After a bus ride from Penn's Landing, the crew had cast off from the shipyard in the bowels of New York's industrial waterfront about 11 p.m. Friday. But not before bidding farewell to George Lusby.
Lusby is an old salt who worked on the refitting at nominal pay. He is deaf, and it is an informal dictum that anyone who volunteers for the dubious pleasure of working and sailing on the Gazela learn sign language to communicate with him.
Then Captain Steve Masone, a Merchant Marine captain in his other life, born to be grizzled, warned the crew that he would "chop your toes off if you go aloft without your harness," and the Gazela threaded her way through the constant barge and freighter traffic of the Narrows and into the open Atlantic.

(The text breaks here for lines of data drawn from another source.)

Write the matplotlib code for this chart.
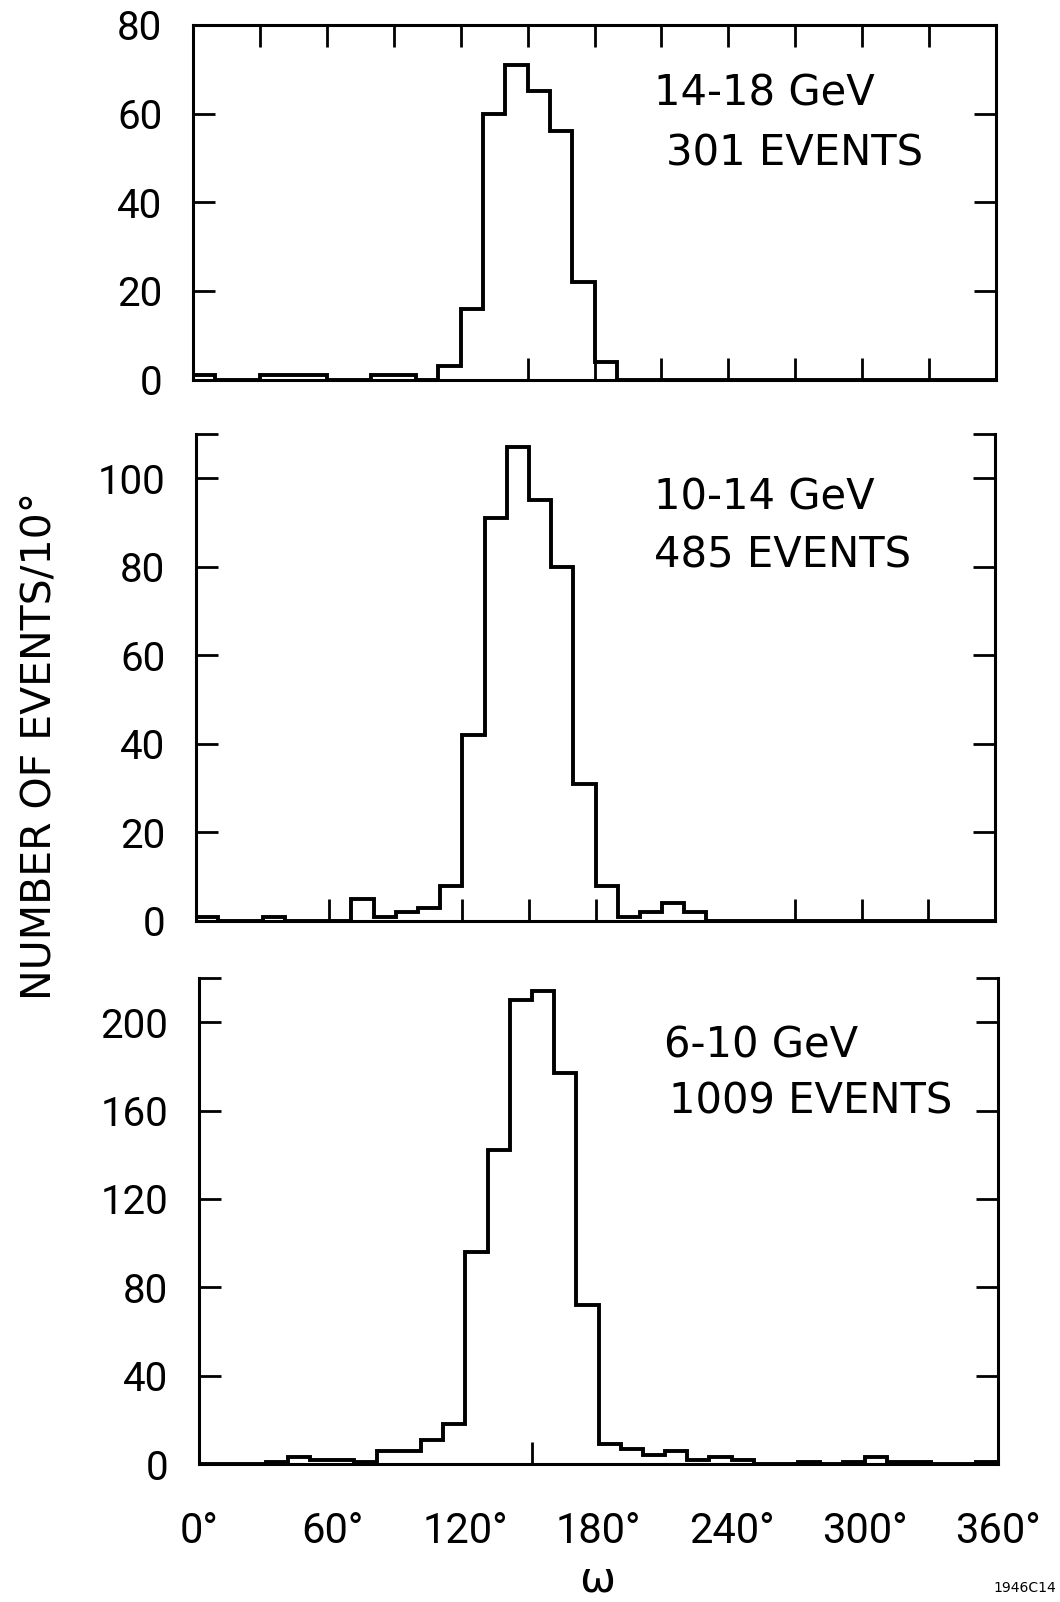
import numpy as np
import matplotlib
matplotlib.use("Agg")
import matplotlib.pyplot as plt

# ---------------- data ----------------
bin_edges = np.arange(0, 370, 10)          # omega bins, 10 degrees wide

counts_14_18 = [1, 0, 0, 1, 1, 1, 0, 0, 1, 1,
                0, 3, 16, 60, 71, 65, 56, 22, 4, 0,
                0, 0, 0, 0, 0, 0, 0, 0, 0, 0,
                0, 0, 0, 0, 0, 0]
counts_10_14 = [1, 0, 0, 1, 0, 0, 0, 5, 1, 2,
                3, 8, 42, 91, 107, 95, 80, 31, 8, 1,
                2, 4, 2, 0, 0, 0, 0, 0, 0, 0,
                0, 0, 0, 0, 0, 0]
counts_6_10 = [0, 0, 0, 1, 3, 2, 2, 1, 6, 6,
               11, 18, 96, 142, 210, 214, 177, 72, 9, 7,
               4, 6, 2, 3, 2, 0, 0, 1, 0, 1,
               3, 1, 1, 0, 0, 1]

energy_labels = ["14-18 GeV", "10-14 GeV", "6-10 GeV"]
event_labels = ["301 EVENTS", "485 EVENTS", "1009 EVENTS"]

yticks_top = [0, 20, 40, 60, 80]
yticks_mid = [0, 20, 40, 60, 80, 100, 110]
yticks_bot = [0, 40, 80, 120, 160, 200, 220]
ylabels_top = ["0", "20", "40", "60", "80"]
ylabels_mid = ["0", "20", "40", "60", "80", "100", ""]
ylabels_bot = ["0", "40", "80", "120", "160", "200", ""]

xticks_lab = [0, 60, 120, 180, 240, 300, 360]
xlabels = ["0°", "60°", "120°", "180°", "240°", "300°", "360°"]

y_axis_title = "NUMBER OF EVENTS/10°"
x_axis_title = "ω"
figure_code = "1946C14"

# ---------------- style ----------------
W, H = 1060, 1602
fig = plt.figure(figsize=(W / 100, H / 100), dpi=100)
fig.patch.set_facecolor("white")

TICK_FONT = ["Roboto", "DejaVu Sans"]
TEXT_FONT = ["DejaVu Sans"]
LW_HIST = 2.8
LW_SPINE = 2.2
TLEN = 16
TW = 2.0


def box(l, t, r, b):
    return [l / W, 1 - b / H, (r - l) / W, (b - t) / H]


ax1 = fig.add_axes(box(193, 25, 996, 379.5))
ax2 = fig.add_axes(box(196, 434, 995, 921))
ax3 = fig.add_axes(box(199, 978, 998, 1464))

panels = [
    (ax1, counts_14_18, 80, yticks_top, ylabels_top, True),
    (ax2, counts_10_14, 110, yticks_mid, ylabels_mid, False),
    (ax3, counts_6_10, 220, yticks_bot, ylabels_bot, False),
]

for ax, counts, ymax, yt, yl, topspine in panels:
    ax.stairs(counts, bin_edges, baseline=0, color="black", lw=LW_HIST)
    ax.set_xlim(0, 360)
    ax.set_ylim(0, ymax)
    for s in ax.spines.values():
        s.set_linewidth(LW_SPINE)
    ax.spines["top"].set_visible(topspine)
    ax.set_yticks(yt)
    ax.set_yticklabels(yl, family=TICK_FONT, fontsize=29)
    ax.tick_params(axis="y", direction="in", length=TLEN, width=TW,
                   left=True, right=True, pad=22)

# top panel: ticks every 30 deg on top, bottom ticks only 150..330
ax1.set_xticks([150, 180, 210, 240, 270, 300, 330])
ax1.set_xticks([30, 60, 90, 120], minor=True)
ax1.tick_params(axis="x", which="major", direction="in", length=TLEN, width=TW,
                top=True, bottom=True, labelbottom=False)
ax1.tick_params(axis="x", which="minor", direction="in", length=TLEN, width=TW,
                top=True, bottom=False, labelbottom=False)

# middle panel
ax2.set_xticks([60, 120, 150, 180, 270, 300, 330])
ax2.tick_params(axis="x", which="major", direction="in", length=TLEN, width=TW,
                top=False, bottom=True, labelbottom=False)

# bottom panel
ax3.set_xticks(xticks_lab)
ax3.set_xticklabels(xlabels, family=TICK_FONT, fontsize=30)
ax3.set_xticks([120, 150, 180], minor=True)
ax3.tick_params(axis="x", which="major", length=0, pad=34, top=False)
ax3.tick_params(axis="x", which="minor", direction="in", length=TLEN, width=TW,
                top=False, bottom=True)

# panel annotations: (axes, x line1, x line2, baseline1, baseline2, box)
ann = [(ax1, 654, 666, 106, 165, 193, 996, 25, 379.5),
       (ax2, 654, 654, 510, 567, 196, 995, 434, 921),
       (ax3, 664, 669, 1057, 1114, 199, 998, 978, 1464)]
for (ax, x1, x2, yb1, yb2, l, r, t, b), e, n in zip(ann, energy_labels, event_labels):
    ax.text((x1 - l) / (r - l), (b - yb1) / (b - t), e, transform=ax.transAxes,
            family=TEXT_FONT, fontsize=30, ha="left", va="baseline")
    ax.text((x2 - l) / (r - l), (b - yb2) / (b - t), n, transform=ax.transAxes,
            family=TEXT_FONT, fontsize=30, ha="left", va="baseline")

fig.text(40 / W, 1 - 746 / H, y_axis_title, rotation=90, ha="center", va="center",
         family=TEXT_FONT, fontsize=29.5)
fig.text(597 / W, 1 - 1580 / H, x_axis_title, ha="center", va="center",
         family=TEXT_FONT, fontsize=31)
fig.text(1025 / W, 1 - 1588 / H, figure_code, ha="center", va="center",
         family=TEXT_FONT, fontsize=10)

fig.savefig("out.png", dpi=100, facecolor="white")
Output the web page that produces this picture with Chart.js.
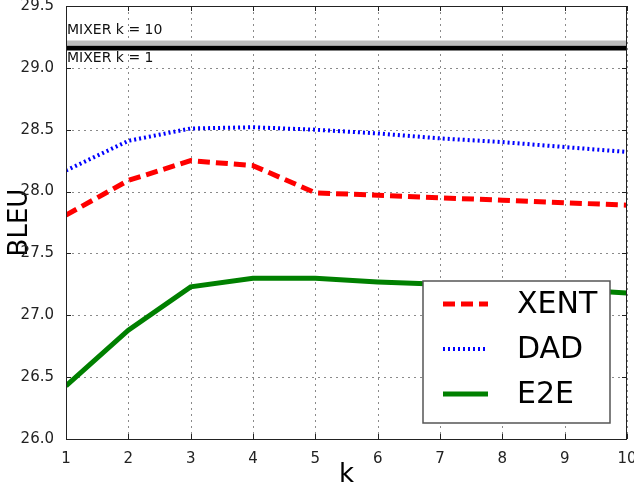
<!DOCTYPE html>
<html>
<head>
<meta charset="utf-8">
<script src="https://cdn.jsdelivr.net/npm/chart.js@4"></script>
<style>
  html, body { margin: 0; padding: 0; background: #fff; }
  #wrap { width: 634px; height: 488px; }
</style>
</head>
<body>
<div id="wrap"><canvas id="bleu"></canvas></div>
<script>
const kValues = [1, 2, 3, 4, 5, 6, 7, 8, 9, 10];
const xentData = [27.81, 28.09, 28.25, 28.21, 27.99, 27.97, 27.95, 27.93, 27.91, 27.89];
const dadData = [28.17, 28.41, 28.51, 28.52, 28.5, 28.47, 28.43, 28.4, 28.36, 28.32];
const e2eData = [26.43, 26.88, 27.23, 27.3, 27.3, 27.27, 27.25, 27.23, 27.21, 27.18];
const mixerK = [1, 10];
const mixer10 = [29.2, 29.2];
const mixer1 = [29.16, 29.16];
const yTicks = [26.0, 26.5, 27.0, 27.5, 28.0, 28.5, 29.0, 29.5];

const toPoints = (xs, ys) => xs.map((x, i) => ({ x, y: ys[i] }));
Chart.defaults.font.family = "'DejaVu Sans', sans-serif";
Chart.defaults.color = "#222";

// dotted grid behind the lines
const dottedGrid = {
  id: "dottedGrid",
  beforeDatasetsDraw(chart) {
    const { ctx, chartArea: a, scales } = chart;
    ctx.save();
    ctx.strokeStyle = "#8a8a8a";
    ctx.lineWidth = 1;
    ctx.setLineDash([2, 4]);
    ctx.beginPath();
    kValues.forEach(k => {
      const px = Math.round(scales.x.getPixelForValue(k)) + 0.5;
      ctx.moveTo(px, a.top); ctx.lineTo(px, a.bottom);
    });
    yTicks.forEach(v => {
      const py = Math.round(scales.y.getPixelForValue(v)) + 0.5;
      ctx.moveTo(a.left, py); ctx.lineTo(a.right, py);
    });
    ctx.stroke();
    ctx.restore();
  }
};

// matplotlib-style frame, inner ticks, mixer labels and an in-plot legend
const decorations = {
  id: "decorations",
  afterDatasetsDraw(chart) {
    const { ctx, chartArea: a, scales } = chart;
    ctx.save();
    ctx.strokeStyle = "#222";
    ctx.lineWidth = 1;
    ctx.beginPath();
    kValues.forEach(k => {
      const px = Math.round(scales.x.getPixelForValue(k)) + 0.5;
      ctx.moveTo(px, a.bottom); ctx.lineTo(px, a.bottom - 5);
      ctx.moveTo(px, a.top); ctx.lineTo(px, a.top + 5);
    });
    yTicks.forEach(v => {
      const py = Math.round(scales.y.getPixelForValue(v)) + 0.5;
      ctx.moveTo(a.left, py); ctx.lineTo(a.left + 5, py);
      ctx.moveTo(a.right, py); ctx.lineTo(a.right - 5, py);
    });
    ctx.stroke();
    ctx.strokeRect(Math.round(a.left) + 0.5, Math.round(a.top) + 0.5, Math.round(a.right - a.left) - 1, Math.round(a.bottom - a.top));

    ctx.fillStyle = "#111";
    ctx.font = "14px 'DejaVu Sans'";
    ctx.textBaseline = "middle";
    ctx.textAlign = "left";
    ctx.fillText("MIXER k = 10", a.left + 1, scales.y.getPixelForValue(mixer10[0]) - 13);
    ctx.fillText("MIXER k = 1", a.left + 1, scales.y.getPixelForValue(mixer1[0]) + 10);

    // legend box
    const bx = 423, by = 281, bw = 187, bh = 142;
    ctx.fillStyle = "#fff";
    ctx.fillRect(bx, by, bw, bh);
    ctx.strokeStyle = "#555";
    ctx.lineWidth = 1.5;
    ctx.strokeRect(bx, by, bw, bh);
    const items = chart.data.datasets.filter(d => d.inLegend);
    items.forEach((d, i) => {
      const cy = 304 + i * 45;
      ctx.beginPath();
      ctx.strokeStyle = d.borderColor;
      ctx.lineWidth = d.borderWidth;
      ctx.setLineDash(d.borderDash || []);
      ctx.moveTo(443, cy); ctx.lineTo(488, cy);
      ctx.stroke();
      ctx.setLineDash([]);
      ctx.fillStyle = "#000";
      ctx.font = "30px 'DejaVu Sans'";
      ctx.fillText(d.label, 517, cy + 1);
    });
    ctx.restore();
  }
};

new Chart(document.getElementById("bleu"), {
  type: "line",
  data: {
    datasets: [
      { label: "MIXER k = 10", data: toPoints(mixerK, mixer10), borderColor: "#bdbdbd", borderWidth: 5, pointRadius: 0 },
      { label: "MIXER k = 1", data: toPoints(mixerK, mixer1), borderColor: "#000", borderWidth: 5, pointRadius: 0 },
      { label: "XENT", inLegend: true, data: toPoints(kValues, xentData), borderColor: "#ff0000", borderWidth: 5, borderDash: [12, 6], pointRadius: 0 },
      { label: "DAD", inLegend: true, data: toPoints(kValues, dadData), borderColor: "#0000ff", borderWidth: 4, borderDash: [2, 3], pointRadius: 0 },
      { label: "E2E", inLegend: true, data: toPoints(kValues, e2eData), borderColor: "#008000", borderWidth: 5, pointRadius: 0 },
    ],
  },
  options: {
    responsive: true,
    maintainAspectRatio: false,
    animation: false,
    layout: { padding: { top: 6, right: 7, left: 0, bottom: 0 } },
    plugins: { legend: { display: false }, tooltip: { enabled: false } },
    scales: {
      x: {
        type: "linear",
        min: 1,
        max: 10,
        afterFit: s => { s.height = 49; s.paddingLeft = 0; s.paddingRight = 0; },
        afterBuildTicks: s => { s.ticks = kValues.map(v => ({ value: v })); },
        grid: { display: false },
        border: { display: false },
        ticks: { font: { size: 15 }, padding: 3, color: "#222" },
        title: { display: true, text: "k", font: { size: 26 }, padding: { top: 2, bottom: -3 }, color: "#000" },
      },
      y: {
        min: 26,
        max: 29.5,
        afterFit: s => { s.width = 66; s.paddingTop = 0; s.paddingBottom = 0; },
        afterBuildTicks: s => { s.ticks = yTicks.map(v => ({ value: v })); },
        grid: { display: false },
        border: { display: false },
        ticks: { font: { size: 15 }, padding: 4, color: "#222", callback: v => v.toFixed(1) },
        title: { display: true, text: "BLEU", font: { size: 26 }, padding: { top: 5, bottom: 4 }, color: "#000" },
      },
    },
  },
  plugins: [dottedGrid, decorations],
});
</script>
</body>
</html>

Captains never look worried, but later Masone confided that "we had compass error back there - we could've had trouble."
Saturday, 2 a.m.: Paul Introcaso was due to rise at 5:30 to begin breakfast, but instead of getting his rest, he was leaning into a cutting wind, watching the near-full moon trace the Gazela's web of rigging in the choppy sea along her 172-foot length.
Introcaso was formerly a jeweler but has pretty much given it up to serve as one of the ship's cooks. Like the 34 other crew members on this sail and other volunteers left ashore, his job description for most of the year is back-breaking grunt work.